### Problem
Copy out all lines with the word "this" in them.

### Records
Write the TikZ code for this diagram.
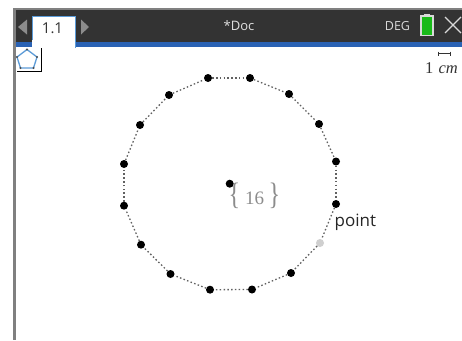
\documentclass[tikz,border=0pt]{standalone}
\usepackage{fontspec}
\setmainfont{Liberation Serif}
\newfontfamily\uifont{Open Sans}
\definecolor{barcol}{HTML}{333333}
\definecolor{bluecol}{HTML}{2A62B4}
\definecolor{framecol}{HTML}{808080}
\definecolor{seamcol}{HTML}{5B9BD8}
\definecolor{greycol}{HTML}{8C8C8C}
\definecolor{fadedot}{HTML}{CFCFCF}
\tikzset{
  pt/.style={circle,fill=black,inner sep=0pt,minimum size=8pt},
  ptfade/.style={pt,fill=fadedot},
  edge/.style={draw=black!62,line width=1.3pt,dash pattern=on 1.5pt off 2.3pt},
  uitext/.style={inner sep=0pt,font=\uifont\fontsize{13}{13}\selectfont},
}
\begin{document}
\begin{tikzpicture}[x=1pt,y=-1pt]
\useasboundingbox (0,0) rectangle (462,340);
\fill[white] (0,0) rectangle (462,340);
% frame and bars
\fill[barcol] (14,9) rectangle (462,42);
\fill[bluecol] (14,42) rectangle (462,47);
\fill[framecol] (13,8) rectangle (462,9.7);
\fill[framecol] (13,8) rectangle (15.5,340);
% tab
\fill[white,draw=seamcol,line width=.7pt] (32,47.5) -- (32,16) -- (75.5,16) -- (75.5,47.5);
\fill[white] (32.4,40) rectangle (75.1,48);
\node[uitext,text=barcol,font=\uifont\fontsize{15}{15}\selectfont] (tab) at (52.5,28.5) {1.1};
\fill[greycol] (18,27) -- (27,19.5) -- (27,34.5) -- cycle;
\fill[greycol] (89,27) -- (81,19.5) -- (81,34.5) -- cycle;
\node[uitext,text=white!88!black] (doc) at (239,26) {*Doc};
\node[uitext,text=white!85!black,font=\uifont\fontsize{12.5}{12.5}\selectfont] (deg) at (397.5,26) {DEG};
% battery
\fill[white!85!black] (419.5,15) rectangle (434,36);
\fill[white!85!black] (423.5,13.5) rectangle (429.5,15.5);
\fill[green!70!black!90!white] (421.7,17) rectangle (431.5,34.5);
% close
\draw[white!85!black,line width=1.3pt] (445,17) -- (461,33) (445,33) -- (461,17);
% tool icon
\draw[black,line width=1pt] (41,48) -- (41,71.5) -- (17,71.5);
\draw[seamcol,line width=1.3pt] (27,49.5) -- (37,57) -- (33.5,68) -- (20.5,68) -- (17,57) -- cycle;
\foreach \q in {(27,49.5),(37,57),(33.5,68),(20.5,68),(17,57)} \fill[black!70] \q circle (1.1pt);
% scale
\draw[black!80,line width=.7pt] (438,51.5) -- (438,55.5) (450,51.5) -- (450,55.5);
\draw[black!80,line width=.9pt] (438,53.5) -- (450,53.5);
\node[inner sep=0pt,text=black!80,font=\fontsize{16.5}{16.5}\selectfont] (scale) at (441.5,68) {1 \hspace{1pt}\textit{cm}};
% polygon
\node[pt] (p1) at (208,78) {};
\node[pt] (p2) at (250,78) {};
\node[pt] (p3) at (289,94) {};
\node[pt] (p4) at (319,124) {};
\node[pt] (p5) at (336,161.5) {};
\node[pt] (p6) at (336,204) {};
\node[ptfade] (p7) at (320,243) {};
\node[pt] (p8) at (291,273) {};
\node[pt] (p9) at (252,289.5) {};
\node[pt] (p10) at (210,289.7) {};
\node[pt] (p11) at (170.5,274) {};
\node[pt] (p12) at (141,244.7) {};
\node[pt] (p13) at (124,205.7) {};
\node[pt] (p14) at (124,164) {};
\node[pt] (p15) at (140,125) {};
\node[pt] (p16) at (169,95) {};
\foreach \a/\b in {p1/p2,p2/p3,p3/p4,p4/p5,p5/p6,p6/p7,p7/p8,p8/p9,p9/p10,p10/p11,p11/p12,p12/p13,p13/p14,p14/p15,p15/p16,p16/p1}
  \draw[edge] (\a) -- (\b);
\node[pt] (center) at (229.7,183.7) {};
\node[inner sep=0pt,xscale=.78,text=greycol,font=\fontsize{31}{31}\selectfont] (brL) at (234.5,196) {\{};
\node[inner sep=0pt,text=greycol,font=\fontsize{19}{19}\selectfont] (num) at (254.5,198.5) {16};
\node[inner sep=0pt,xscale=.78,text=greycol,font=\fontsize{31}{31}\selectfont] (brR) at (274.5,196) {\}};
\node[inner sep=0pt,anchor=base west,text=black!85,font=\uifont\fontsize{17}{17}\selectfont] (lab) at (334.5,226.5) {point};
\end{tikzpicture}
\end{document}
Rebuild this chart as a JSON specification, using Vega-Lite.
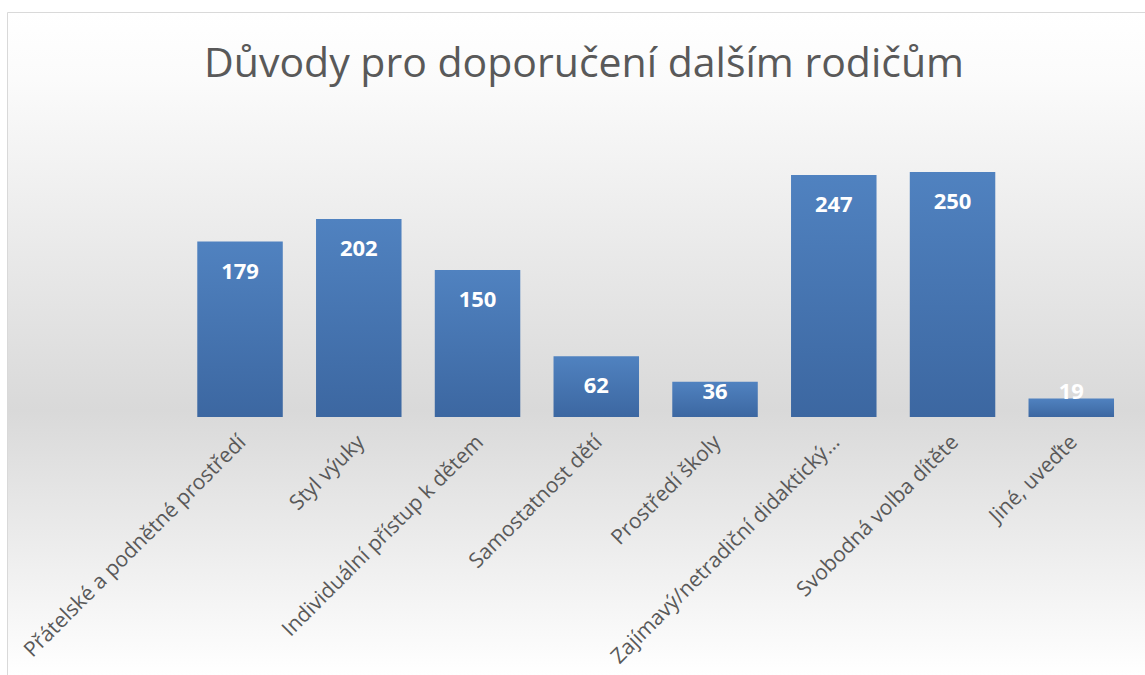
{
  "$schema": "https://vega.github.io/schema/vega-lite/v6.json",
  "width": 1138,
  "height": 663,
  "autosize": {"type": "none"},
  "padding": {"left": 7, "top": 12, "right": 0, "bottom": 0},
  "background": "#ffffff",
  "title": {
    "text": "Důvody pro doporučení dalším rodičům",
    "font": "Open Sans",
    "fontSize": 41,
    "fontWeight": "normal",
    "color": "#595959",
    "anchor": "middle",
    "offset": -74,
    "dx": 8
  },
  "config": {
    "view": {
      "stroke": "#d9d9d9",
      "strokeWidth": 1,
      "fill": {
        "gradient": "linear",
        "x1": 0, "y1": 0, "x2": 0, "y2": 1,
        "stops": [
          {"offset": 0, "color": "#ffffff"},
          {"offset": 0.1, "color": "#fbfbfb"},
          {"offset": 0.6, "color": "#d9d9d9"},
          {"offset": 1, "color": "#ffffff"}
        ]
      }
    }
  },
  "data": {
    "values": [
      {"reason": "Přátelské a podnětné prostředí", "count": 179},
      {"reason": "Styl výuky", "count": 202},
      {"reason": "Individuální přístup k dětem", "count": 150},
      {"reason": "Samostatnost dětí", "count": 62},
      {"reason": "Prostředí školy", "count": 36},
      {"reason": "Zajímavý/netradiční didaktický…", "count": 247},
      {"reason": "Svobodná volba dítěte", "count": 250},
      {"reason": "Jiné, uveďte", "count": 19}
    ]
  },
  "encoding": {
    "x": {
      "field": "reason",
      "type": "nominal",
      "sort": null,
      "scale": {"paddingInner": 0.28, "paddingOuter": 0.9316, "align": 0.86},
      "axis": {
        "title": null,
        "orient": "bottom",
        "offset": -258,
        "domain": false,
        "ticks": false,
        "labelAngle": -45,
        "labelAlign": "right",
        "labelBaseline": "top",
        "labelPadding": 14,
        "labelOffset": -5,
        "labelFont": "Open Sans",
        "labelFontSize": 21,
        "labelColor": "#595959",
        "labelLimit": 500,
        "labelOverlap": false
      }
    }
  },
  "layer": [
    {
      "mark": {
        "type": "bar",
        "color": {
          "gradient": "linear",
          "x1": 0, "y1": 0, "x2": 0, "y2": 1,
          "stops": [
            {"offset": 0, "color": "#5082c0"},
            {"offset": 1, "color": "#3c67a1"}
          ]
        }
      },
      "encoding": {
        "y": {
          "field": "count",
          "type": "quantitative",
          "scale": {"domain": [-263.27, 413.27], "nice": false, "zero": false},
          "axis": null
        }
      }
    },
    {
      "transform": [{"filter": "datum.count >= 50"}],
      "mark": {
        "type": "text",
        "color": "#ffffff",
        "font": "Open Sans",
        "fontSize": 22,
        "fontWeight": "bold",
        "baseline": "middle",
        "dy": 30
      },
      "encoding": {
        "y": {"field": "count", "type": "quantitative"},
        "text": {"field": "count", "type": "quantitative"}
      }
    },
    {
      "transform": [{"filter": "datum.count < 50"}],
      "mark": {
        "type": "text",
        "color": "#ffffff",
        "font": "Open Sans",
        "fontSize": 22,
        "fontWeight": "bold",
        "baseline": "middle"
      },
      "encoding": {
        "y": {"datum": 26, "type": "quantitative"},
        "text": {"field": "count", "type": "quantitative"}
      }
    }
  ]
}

### Result below
Write the TikZ code for this diagram.
Rebuild this chart as a JSON specification, using Vega-Lite.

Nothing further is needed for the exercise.